23.01.2023 Welcome at the Center for Conflict Studies, Mina Ibrahim!

Foto: Marwan Tahtah

Mina Ibrahim is an anthropologist and archivist from Cairo, Egypt, interested in linking ethnographic fieldwork with (absent) paper archives and oral history. After finishing his BA from the American University in Cairo (AUC), he earned his MA from Central European University (CEU) in Budapest, Hungary. In June 2022, he defended his doctoral dissertation at the University of Giessen that traced theologically and socially negated practices among Coptic Christians in Egypt. After publishing many articles, book chapters, and book reviews about the topic during his research, Mina turned his dissertation into a book with Palgrave Macmillan titled Identity, Marginalisation, and Activism, and Victimhood in Egypt: Misfits in the Coptic Christian Community.

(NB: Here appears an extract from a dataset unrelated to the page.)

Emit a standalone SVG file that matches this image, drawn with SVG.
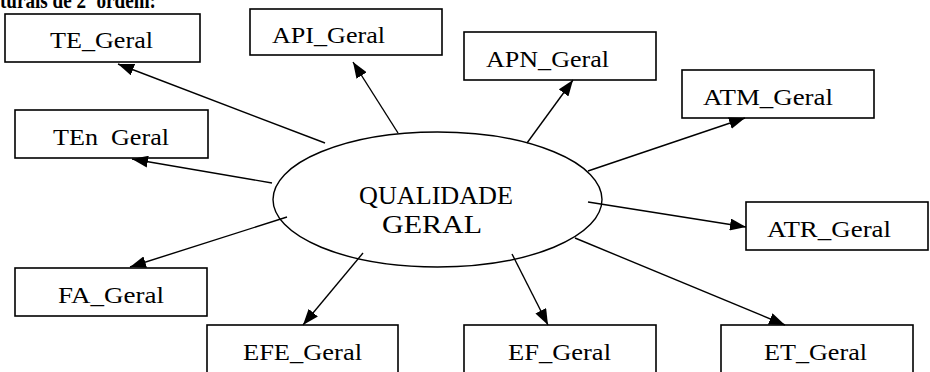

In September 2018, Mina joined the MENA Prison Forum (MPF) as its project coordinator. Founded by Lokman Slim and Monika Borgmann as an initiative of UMAM Documentation & Research (UMAM D&R), MPF is a multidisciplinary forum addressing prison, detention, and carceral-related dynamics both within countries in the MENA region and across the region itself. The MPF project takes as its starting point the centrality of the prison, and in particular of the prison as a site of political incarceration, to the MENA region's political culture, future trajectory, identity, and mindset. In January 2023, Mina became the MPF project manager and concerned with connecting the work of the MPF to other regions.

In May 2021, Mina founded SARD for History and Social Research (Shubra’s Archive). Established while writing his dissertation, Shubra’s Archive grapples with the absence of communal hubs in Cairo’s neighbourhoods where their inhabitants can produce and share knowledge about their histories and everyday relationships.

In October 2022, Mina joined the Centre for Conflict Studies at Marburg University as a research associate to study human rights consciousness among Syrian refugees in Germany as part of the “Human Rights Crimes, Norms Entrepreneurs, and the Implementation of the Principle of Universal Jurisdiction in Germany”. This is one of the ten subprojects of the DFG research group Human Rights Discourses in the Migration Society (MeDiMi), which is headed by the Professorship of Public Law and European Law at the Justus Liebig University in Giessen. Mina’s work will be concerned with tracing and analysing the gaps and intersections between the recent trials of members of the Syrian regime in Germany, on one hand, and the everyday, vernacular meanings and understandings of justice, accountability, and human rights among Syrians who escaped their country following the 2011 uprisings and its brutal aftermath, on the other hand.